Die Sinsheimer "Vollstreckerin": Wenn Eva L. vor der Tür steht
Von Tim Kegel
Sinsheim. Nennen wir sie Eva L.. Den versammelten Stadträten sagte sie in der jüngsten Sitzung augenzwinkernd und ohne Umschweife: "Ich will Ihnen heute mal beweisen, wie gut es ist, dass die Stadt mich hat." Eva L. - circa 30 Jahre, groß und zierlich, burschikoses Auftreten, Jeanstyp, modische Undercut-Frisur - treibt einen wesentlichen Teil der Gelder ein, die andere der Stadtverwaltung schulden.
Unerschrocken erzählt sie dem Gemeinderat von Ausnahmesituationen, in die sie regelmäßig kommt, wenn sie städtische Bußgelder, wie nicht gezahlte Falschpark-Knöllchen, Hunde- und Grundsteuerbescheide, eintreibt: "Handgreiflich wurde, Gott sei Dank, noch niemand", sagt Eva L. mit Gelassenheit. Ja, es gebe "amtsbekannte Schuldner", die schwierig seien und auch mal drohten oder sie wüst beschimpften. Manchmal nimmt sie zu diesen Terminen jemanden vom polizeilichen Vollzugsdienst - sprich: einen der "Stadt-Sheriffs" - mit. Denn: Angedroht wurde Eva L. und ihrem Team schon so einiges. "Die Leute bauen dann ihren Frust ab", sagt sie. Und: "Das kann ich verstehen." Wenn man diesen Job ernst nehme, müsse man auch die Menschen und ihre Lebenslagen ernst nehmen.

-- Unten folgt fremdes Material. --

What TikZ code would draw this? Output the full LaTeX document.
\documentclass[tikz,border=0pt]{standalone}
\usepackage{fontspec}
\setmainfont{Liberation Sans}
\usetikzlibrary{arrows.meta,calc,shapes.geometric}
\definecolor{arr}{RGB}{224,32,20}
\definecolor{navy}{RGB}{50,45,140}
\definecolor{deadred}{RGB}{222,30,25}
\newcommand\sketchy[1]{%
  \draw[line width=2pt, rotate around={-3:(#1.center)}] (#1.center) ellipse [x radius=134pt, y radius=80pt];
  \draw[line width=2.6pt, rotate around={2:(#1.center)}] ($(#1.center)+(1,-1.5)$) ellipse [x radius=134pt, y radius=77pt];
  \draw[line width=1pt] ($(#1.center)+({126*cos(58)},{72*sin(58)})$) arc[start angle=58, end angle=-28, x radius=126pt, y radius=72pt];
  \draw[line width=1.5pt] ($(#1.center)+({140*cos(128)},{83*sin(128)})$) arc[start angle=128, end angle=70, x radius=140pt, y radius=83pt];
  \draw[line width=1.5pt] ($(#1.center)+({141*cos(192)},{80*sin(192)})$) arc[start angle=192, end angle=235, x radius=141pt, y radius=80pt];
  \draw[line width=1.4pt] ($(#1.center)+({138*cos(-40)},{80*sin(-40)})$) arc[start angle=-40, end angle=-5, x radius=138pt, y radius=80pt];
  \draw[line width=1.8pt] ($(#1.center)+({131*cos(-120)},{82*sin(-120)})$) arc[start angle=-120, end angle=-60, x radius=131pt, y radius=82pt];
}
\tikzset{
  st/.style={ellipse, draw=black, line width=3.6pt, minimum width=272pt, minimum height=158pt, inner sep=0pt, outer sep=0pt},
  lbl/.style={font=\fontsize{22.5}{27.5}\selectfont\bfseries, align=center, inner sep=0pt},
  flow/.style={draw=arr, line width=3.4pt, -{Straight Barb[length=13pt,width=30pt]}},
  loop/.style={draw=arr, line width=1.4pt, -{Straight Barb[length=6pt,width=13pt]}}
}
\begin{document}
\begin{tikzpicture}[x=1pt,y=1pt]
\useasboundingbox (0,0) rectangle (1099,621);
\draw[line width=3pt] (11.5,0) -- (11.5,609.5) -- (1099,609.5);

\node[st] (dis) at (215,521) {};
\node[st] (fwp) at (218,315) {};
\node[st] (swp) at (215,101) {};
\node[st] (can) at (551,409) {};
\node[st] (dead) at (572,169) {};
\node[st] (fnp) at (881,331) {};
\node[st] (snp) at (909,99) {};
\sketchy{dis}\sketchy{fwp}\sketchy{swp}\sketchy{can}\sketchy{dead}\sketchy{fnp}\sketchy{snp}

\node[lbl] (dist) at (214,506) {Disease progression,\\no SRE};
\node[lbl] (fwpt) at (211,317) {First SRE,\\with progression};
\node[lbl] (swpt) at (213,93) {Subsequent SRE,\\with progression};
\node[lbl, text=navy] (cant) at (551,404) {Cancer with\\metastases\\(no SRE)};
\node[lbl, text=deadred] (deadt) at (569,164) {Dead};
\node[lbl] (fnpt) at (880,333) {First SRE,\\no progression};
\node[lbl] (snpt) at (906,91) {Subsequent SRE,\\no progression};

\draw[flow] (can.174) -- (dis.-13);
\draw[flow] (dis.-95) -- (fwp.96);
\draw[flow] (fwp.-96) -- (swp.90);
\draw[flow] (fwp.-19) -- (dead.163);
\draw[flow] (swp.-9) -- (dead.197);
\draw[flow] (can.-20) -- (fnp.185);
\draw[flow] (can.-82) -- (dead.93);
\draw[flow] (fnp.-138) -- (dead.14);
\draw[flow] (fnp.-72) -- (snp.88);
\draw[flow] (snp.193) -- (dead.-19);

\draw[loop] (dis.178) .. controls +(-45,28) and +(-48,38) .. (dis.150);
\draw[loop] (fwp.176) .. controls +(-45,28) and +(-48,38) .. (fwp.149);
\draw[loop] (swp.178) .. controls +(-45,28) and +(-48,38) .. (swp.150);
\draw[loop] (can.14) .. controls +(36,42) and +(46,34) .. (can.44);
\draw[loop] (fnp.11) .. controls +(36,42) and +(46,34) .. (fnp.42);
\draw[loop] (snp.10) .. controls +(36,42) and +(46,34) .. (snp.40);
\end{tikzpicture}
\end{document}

Kürzlich sei die Situation fast eskaliert; ausgerechnet bei einer Schuldnerin, einer Frau. "Sie begann, um sich zu schlagen, dann ist alles aus ihr herausgebrochen", schildert Eva L.: "Existenzängste, Sorgen vor dem Verlust des Hauses." Zwischenzeitlich habe "die Gefahr eines Suizids im Raum gestanden". Bei solchen Fällen den Überblick zu behalten, hat Eva L. in Seminaren gelernt, bei denen sie als Frau "meistens ein Exot" gewesen sei. Aber Empathie lernt man nicht so ohne weiteres: "Wir sind danach lange beisammen gesessen und haben geredet." Von Frau zu Frau. Ihr Haus habe die Schuldnerin dennoch inzwischen verkaufen müssen.

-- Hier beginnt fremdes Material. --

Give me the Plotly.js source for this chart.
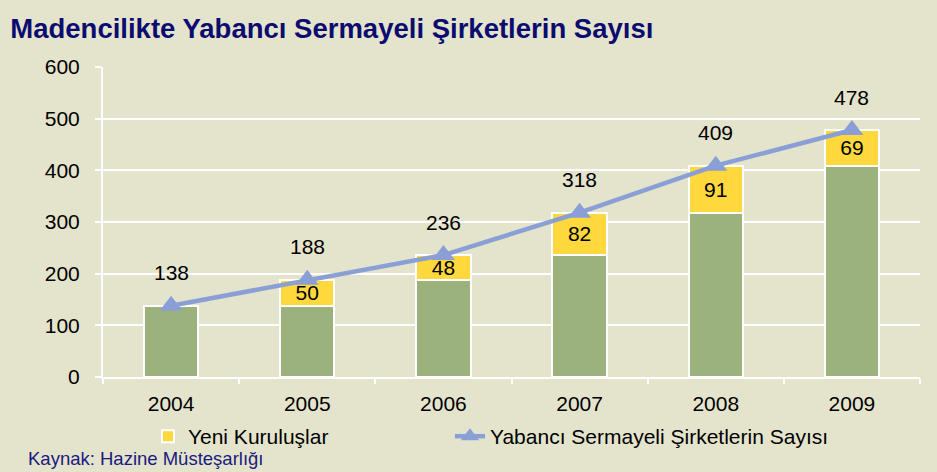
<!DOCTYPE html>
<html><head><meta charset="utf-8">
<script src="https://cdn.plot.ly/plotly-3.0.1.min.js"></script>
<style>html,body{margin:0;padding:0;background:#E4E4CC;}</style>
</head><body>
<div id="chart" style="width:937px;height:472px;"></div>
<script>
const years = ['2004','2005','2006','2007','2008','2009'];
const existing = [138, 138, 188, 236, 318, 409];
const newFirms = [null, 50, 48, 82, 91, 69];
const totals = [138, 188, 236, 318, 409, 478];

const bg = '#E4E4CC';
const FONT = 'Liberation Sans, Arial, sans-serif';
const traces = [
  {type:'bar', x:years, y:existing, name:'Mevcut', showlegend:false,
   marker:{color:'#9BB27D', line:{color:'#FFFFFF', width:2}}, hoverinfo:'skip'},
  {type:'bar', x:years, y:newFirms, name:'Yeni Kuruluşlar', legend:'legend',
   marker:{color:'#FFD83D', line:{color:'#FFFFFF', width:2}},
   text:newFirms.map(v=>v==null?'':String(v)), textposition:'inside', insidetextanchor:'middle',
   textangle:0, constraintext:'none',
   textfont:{family:FONT, size:21, color:'#000'}},
  {type:'scatter', mode:'lines+markers', x:years, y:totals, name:'Yabancı Sermayeli Şirketlerin Sayısı',
   legend:'legend2',
   line:{color:'#8A9FD5', width:4.5}, marker:{symbol:'triangle-up', size:20, color:'#8A9FD5'}}
];
const annotations = years.map((y,i)=>({x:i, y:totals[i], text:String(totals[i]), showarrow:false,
  yshift:33, font:{family:FONT, size:21, color:'#000'}}));
annotations.push({xref:'paper', yref:'paper', x:-0.094, y:-0.2645, xanchor:'left', yanchor:'middle',
  text:'Kaynak: Hazine Müsteşarlığı', showarrow:false,
  font:{family:FONT, size:18.5, color:'#1A1A80'}});
const legendFont = {family:FONT, size:21, color:'#000'};
const layout = {
  width:937, height:472, paper_bgcolor:bg, plot_bgcolor:bg,
  margin:{l:103, r:17, t:67, b:95, autoexpand:false},
  barmode:'stack', bargap:0.6,
  title:{text:'<b>Madencilikte Yabancı Sermayeli Şirketlerin Sayısı</b>', x:0.011, xanchor:'left', y:0.94, yanchor:'middle',
    font:{family:FONT, size:27.5, color:'#0C0C70'}},
  xaxis:{type:'category', automargin:false, showgrid:false, zeroline:false, showline:true, linecolor:'#FFFFFF', linewidth:2,
    ticks:'outside', tickson:'boundaries', ticklen:5, tickcolor:'#FFFFFF', tickwidth:2, ticklabelstandoff:7,
    tickfont:{family:FONT, size:21, color:'#000'}},
  yaxis:{range:[0,600], dtick:100, automargin:false, gridcolor:'#FFFFFF', gridwidth:2, zeroline:false,
    showline:true, linecolor:'#FFFFFF', linewidth:2, ticks:'outside', ticklen:6, tickcolor:'#FFFFFF', tickwidth:2,
    ticklabelstandoff:11,
    tickfont:{family:FONT, size:21, color:'#000'}},
  legend:{orientation:'h', x:0.055, xanchor:'left', y:-0.126, yanchor:'top',
    bgcolor:'rgba(0,0,0,0)', font:legendFont},
  legend2:{orientation:'h', x:0.4247, xanchor:'left', y:-0.126, yanchor:'top',
    bgcolor:'rgba(0,0,0,0)', font:legendFont},
  annotations:annotations, showlegend:true
};
Plotly.newPlot('chart', traces, layout, {displayModeBar:false, staticPlot:true});
</script>
</body></html>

Der sogenannte Vollstreckungsaußendienst der Stadtverwaltung, ein schwieriger Job: In der Abteilung, die Eva L. leitet, sitzen gleich drei Kolleginnen. Oberbürgermeister Jörg Albrecht nennt sie "Goldschätzchen".

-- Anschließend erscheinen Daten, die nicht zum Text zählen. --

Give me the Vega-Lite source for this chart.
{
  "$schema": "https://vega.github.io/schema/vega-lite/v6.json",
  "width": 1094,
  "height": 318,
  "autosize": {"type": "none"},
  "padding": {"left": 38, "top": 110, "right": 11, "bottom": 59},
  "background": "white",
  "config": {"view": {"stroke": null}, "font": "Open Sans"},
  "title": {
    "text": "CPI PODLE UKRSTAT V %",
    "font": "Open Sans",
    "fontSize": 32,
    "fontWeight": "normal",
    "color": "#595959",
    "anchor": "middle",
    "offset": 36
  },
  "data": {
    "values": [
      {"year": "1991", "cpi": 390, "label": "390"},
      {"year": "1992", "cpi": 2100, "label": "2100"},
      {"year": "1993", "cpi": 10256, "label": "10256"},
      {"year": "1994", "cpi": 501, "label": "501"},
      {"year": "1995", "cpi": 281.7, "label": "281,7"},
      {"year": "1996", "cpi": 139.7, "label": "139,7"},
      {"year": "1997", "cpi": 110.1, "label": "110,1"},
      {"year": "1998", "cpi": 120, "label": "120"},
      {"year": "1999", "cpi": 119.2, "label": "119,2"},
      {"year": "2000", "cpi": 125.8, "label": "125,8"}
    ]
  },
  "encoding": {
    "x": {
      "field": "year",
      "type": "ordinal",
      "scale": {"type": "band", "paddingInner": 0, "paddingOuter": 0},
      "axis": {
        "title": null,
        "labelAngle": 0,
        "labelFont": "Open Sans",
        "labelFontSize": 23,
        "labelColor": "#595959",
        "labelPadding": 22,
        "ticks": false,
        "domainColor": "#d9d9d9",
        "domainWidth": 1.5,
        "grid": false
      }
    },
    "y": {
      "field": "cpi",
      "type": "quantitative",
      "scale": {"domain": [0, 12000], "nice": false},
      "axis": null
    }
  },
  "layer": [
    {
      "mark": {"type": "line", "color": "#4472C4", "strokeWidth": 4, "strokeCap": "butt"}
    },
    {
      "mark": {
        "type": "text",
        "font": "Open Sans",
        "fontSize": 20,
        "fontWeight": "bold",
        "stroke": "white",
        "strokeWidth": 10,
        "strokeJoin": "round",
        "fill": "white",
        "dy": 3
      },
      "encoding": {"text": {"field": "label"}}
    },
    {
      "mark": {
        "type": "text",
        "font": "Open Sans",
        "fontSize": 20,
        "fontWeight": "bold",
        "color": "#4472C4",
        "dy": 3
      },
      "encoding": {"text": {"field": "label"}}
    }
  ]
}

Oft ermittelten sie in Zivil: Da Schuldner sich rar machten, tauchten sie "immer öfter auch samstags" auf. "Samstags", nennt sie eine Hausnummer, "sind fünf von sieben Schuldnern da - mitunter zahlen zwei davon den ganzen Außenstand auf einmal." Handlungsdruck zu erzeugen auf der einen Seite, eine gütliche Einigung zu erzielen, auf der anderen Seite - so beschreibt Eva L. ihren Stil, der auch Mittel wie Erzwingungshaft, Vermögensauskunft und Zwangsversteigerung rechtfertigen würde: "Wir vereinbaren lieber etwas real machbares", sagt sie, etwa Ratenzahlungen. Generell biete sie Daueraufträge mit Lastschriftverfahren an, was gern genutzt werde und meistens funktioniere. Oft sei sie aber auch "als Geldabholerin tätig", schmunzelt Eva L.
Manchmal erlebt Eva L., dass ihr Geschäft im Auftrag der Stadt Sinsheim als "viel persönlicher wahrgenommen" wird, als wenn ein Gerichtsvollzieher aktiv wird. "Es erzeugt schon ein gewisses Vertrauen", ist sie überzeugt. Manche Schuldner sagten konkret: "Ich will aber bei Frau L. bezahlen."